Skip all pictures, then copy the lines from the start of the data through the line with "(fx<br>køn, alder, etnicitet)?</div>", keeping both ends.
>>>
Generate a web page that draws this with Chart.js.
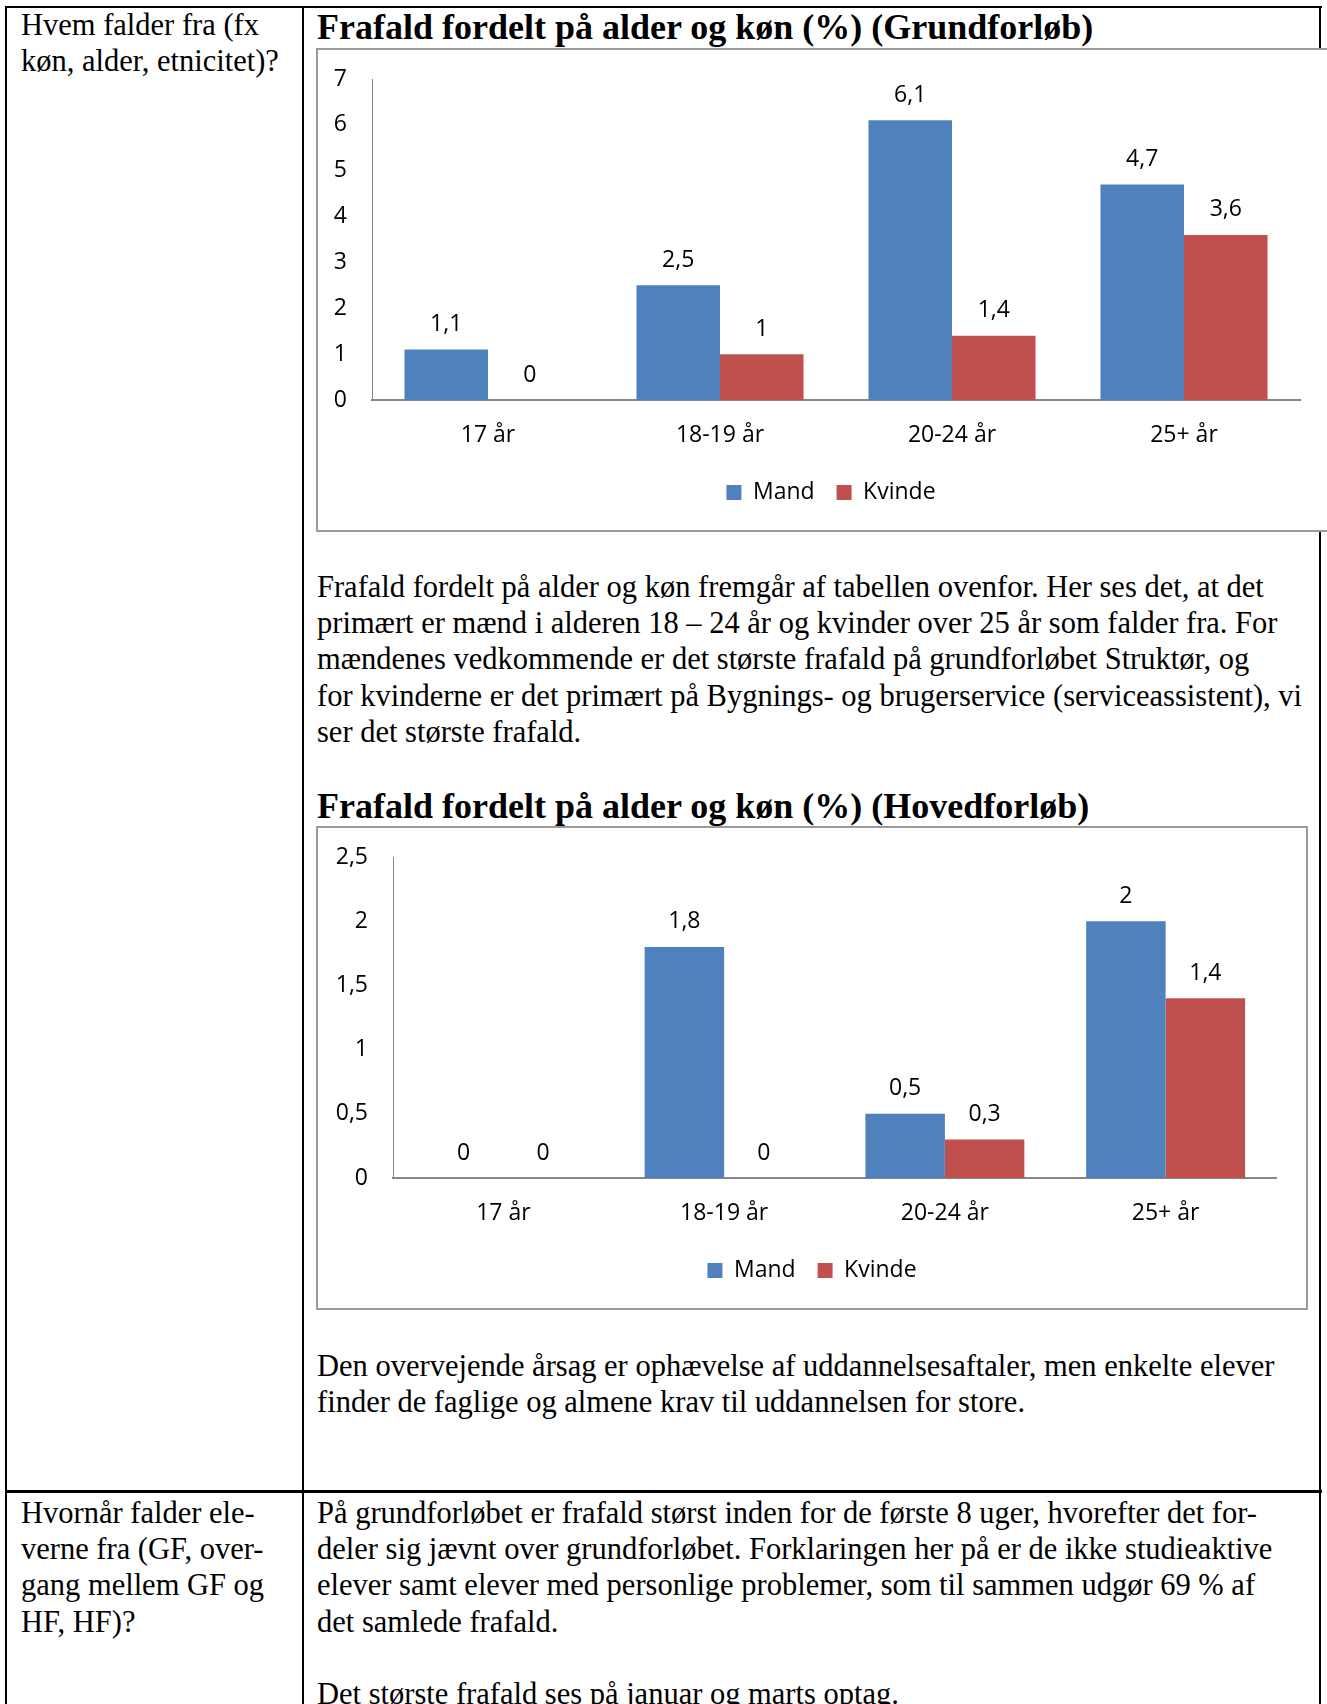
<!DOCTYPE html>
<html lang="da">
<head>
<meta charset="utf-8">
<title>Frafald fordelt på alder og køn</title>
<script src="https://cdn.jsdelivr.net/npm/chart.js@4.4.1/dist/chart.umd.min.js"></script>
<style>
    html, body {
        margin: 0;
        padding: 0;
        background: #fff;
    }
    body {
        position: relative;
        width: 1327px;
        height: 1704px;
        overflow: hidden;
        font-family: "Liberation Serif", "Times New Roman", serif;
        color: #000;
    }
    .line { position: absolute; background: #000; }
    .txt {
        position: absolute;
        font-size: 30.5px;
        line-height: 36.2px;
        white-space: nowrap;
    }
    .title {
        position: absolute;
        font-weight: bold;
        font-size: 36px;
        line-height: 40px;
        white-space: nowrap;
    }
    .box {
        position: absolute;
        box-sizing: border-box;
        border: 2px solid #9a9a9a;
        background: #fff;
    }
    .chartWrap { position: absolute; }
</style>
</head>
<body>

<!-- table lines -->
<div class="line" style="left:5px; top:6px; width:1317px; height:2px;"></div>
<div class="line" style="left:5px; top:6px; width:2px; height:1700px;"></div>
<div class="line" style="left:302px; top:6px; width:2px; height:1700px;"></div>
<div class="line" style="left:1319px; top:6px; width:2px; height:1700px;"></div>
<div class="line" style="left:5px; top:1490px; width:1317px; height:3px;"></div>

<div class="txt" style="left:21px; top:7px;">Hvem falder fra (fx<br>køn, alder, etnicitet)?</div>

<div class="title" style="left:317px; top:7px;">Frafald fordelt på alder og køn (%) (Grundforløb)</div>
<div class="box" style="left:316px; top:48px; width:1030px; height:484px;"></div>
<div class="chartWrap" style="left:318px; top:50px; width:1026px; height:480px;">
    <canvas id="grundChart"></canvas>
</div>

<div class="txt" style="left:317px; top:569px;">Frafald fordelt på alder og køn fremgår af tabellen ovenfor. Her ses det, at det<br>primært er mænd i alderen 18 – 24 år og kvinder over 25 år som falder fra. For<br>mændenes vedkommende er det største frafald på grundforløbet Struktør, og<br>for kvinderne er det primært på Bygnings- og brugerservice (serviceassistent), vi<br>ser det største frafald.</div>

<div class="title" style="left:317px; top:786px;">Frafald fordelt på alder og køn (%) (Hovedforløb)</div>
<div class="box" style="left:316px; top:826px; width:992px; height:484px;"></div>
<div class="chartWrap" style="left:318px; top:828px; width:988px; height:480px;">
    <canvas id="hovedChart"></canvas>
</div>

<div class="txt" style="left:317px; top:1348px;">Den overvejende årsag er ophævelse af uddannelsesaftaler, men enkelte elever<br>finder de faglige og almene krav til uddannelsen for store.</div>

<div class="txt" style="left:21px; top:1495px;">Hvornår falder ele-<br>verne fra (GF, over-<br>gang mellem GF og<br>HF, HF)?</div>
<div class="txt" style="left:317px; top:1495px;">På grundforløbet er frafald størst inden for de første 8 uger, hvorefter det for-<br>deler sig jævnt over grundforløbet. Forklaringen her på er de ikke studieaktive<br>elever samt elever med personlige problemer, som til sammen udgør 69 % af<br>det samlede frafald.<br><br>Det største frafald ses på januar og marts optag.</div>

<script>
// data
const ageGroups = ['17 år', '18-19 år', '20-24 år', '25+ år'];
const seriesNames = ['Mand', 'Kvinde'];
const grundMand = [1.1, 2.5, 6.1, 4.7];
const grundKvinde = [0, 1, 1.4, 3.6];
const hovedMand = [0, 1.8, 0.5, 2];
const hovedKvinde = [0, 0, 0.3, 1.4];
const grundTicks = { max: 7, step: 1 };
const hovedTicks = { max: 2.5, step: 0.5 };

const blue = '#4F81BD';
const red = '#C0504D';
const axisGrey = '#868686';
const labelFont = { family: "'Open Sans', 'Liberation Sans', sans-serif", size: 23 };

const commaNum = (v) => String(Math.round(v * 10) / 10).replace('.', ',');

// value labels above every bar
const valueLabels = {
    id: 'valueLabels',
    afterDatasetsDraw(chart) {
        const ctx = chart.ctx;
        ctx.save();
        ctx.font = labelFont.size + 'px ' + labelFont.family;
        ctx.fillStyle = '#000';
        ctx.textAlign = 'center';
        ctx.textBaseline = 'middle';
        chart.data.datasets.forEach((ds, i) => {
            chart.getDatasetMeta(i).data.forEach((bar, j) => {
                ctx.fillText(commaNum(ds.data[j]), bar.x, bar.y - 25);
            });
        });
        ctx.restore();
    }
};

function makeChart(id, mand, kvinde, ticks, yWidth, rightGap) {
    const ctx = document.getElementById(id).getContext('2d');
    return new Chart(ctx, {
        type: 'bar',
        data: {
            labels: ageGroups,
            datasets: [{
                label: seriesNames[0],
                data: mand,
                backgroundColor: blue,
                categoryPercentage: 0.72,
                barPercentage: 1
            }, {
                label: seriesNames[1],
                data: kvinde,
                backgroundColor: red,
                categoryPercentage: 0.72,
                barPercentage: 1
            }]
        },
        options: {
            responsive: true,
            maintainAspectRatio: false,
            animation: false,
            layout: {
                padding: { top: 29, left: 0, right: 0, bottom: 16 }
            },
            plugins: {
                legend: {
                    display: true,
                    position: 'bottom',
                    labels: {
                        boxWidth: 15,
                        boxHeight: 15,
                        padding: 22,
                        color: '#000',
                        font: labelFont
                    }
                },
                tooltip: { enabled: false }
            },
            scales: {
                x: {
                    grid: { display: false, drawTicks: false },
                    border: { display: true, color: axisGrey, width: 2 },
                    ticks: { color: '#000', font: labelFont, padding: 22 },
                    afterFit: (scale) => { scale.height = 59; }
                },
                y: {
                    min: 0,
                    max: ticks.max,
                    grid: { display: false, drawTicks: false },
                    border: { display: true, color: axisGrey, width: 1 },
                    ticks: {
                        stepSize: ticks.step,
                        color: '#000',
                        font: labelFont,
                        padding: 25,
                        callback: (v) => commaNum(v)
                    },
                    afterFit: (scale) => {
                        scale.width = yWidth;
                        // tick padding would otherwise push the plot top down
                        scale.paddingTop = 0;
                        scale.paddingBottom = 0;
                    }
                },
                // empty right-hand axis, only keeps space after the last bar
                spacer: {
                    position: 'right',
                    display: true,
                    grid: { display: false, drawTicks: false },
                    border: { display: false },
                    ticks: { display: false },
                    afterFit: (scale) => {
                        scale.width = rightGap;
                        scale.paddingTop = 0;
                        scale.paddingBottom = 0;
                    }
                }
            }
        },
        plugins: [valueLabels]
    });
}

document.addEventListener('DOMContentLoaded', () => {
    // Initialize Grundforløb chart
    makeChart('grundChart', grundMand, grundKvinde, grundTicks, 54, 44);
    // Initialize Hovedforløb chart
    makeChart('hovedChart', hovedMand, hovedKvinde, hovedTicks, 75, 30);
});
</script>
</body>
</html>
<<<
• _Exercise response_
Generate a web page that draws this with Chart.js.
<!DOCTYPE html>
<html lang="da">
<head>
<meta charset="utf-8">
<title>Frafald fordelt på alder og køn</title>
<script src="https://cdn.jsdelivr.net/npm/chart.js@4.4.1/dist/chart.umd.min.js"></script>
<style>
    html, body {
        margin: 0;
        padding: 0;
        background: #fff;
    }
    body {
        position: relative;
        width: 1327px;
        height: 1704px;
        overflow: hidden;
        font-family: "Liberation Serif", "Times New Roman", serif;
        color: #000;
    }
    .line { position: absolute; background: #000; }
    .txt {
        position: absolute;
        font-size: 30.5px;
        line-height: 36.2px;
        white-space: nowrap;
    }
    .title {
        position: absolute;
        font-weight: bold;
        font-size: 36px;
        line-height: 40px;
        white-space: nowrap;
    }
    .box {
        position: absolute;
        box-sizing: border-box;
        border: 2px solid #9a9a9a;
        background: #fff;
    }
    .chartWrap { position: absolute; }
</style>
</head>
<body>

<!-- table lines -->
<div class="line" style="left:5px; top:6px; width:1317px; height:2px;"></div>
<div class="line" style="left:5px; top:6px; width:2px; height:1700px;"></div>
<div class="line" style="left:302px; top:6px; width:2px; height:1700px;"></div>
<div class="line" style="left:1319px; top:6px; width:2px; height:1700px;"></div>
<div class="line" style="left:5px; top:1490px; width:1317px; height:3px;"></div>

<div class="txt" style="left:21px; top:7px;">Hvem falder fra (fx<br>køn, alder, etnicitet)?</div>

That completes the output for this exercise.